Federal employees and other workers/students will not be required to attend DEI, critical-theory, or related trainings, protecting individuals from compelled ideological training.
Taxpayers may see reduced federal spending because agencies, grants, and the Department of Education are restricted from funding DEIA offices and many DEI trainings or materials.
People with disabilities and others continue to have statutory EEO and ADA enforcement preserved, and existing enforcement offices remain funded under traditional nondiscrimination frameworks.
Students, racial and ethnic minorities, women, LGBTQ+ people, and other underrepresented groups may lose institutional supports, recruitment/retention programs, and agency capacity to address systemic discrimination across schools, federal agencies, and contractors.
State and local governments, federal agencies, nonprofits, and contractors face significant litigation risk and potential recurring statutory liabilities (including at least $1,000 per violation per day) and attorney-fee awards, which could encourage opportunistic suits and impose large financial burdens.
Agencies, grant recipients, and contractors will incur administrative and compliance costs from rapid wind‑downs, mandated rewrites of guidance/rules, contract language changes, and ongoing monitoring, disrupting operations and program delivery.
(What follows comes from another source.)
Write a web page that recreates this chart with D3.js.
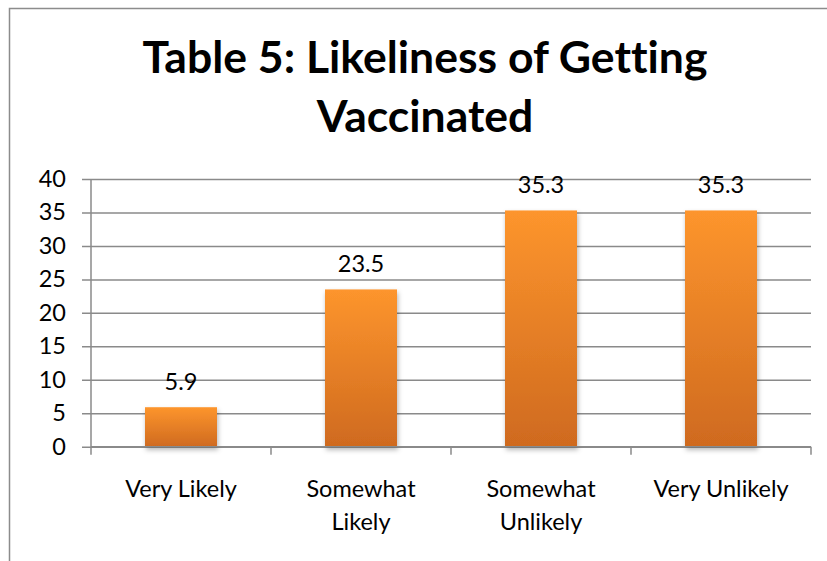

Based on analysis of 19 sections of legislative text.
Bars many federally funded or required DEI practices, offices, and trainings across agencies, contracts, grants, accreditation, and advisory committees, and requires wind‑down of covered programs.
Prohibits federal agencies, contractors, grantees, accrediting bodies, and advisory committees from using or requiring many diversity, equity, and inclusion (DEI) programs, trainings, offices, or practices and orders federal agencies to close or wind down such programs. It adds a new prohibition into the Civil Rights Act, bans federal funding for specified DEI activities, requires contract and grant terms forbidding those practices, repeals or amends multiple statutory DEI authorities, and creates a private right of action with monetary penalties for violations. The bill sets short compliance deadlines (for example, 90 days to wind down affected agency offices and 180 days for OPM to revise guidance), preserves narrow exceptions for historically organized Equal Employment Opportunity and ADA enforcement offices and some institutional protections (including HBCUs), and authorizes courts to award at least $1,000 per violation per day plus attorneys’ fees and other relief to prevailing plaintiffs.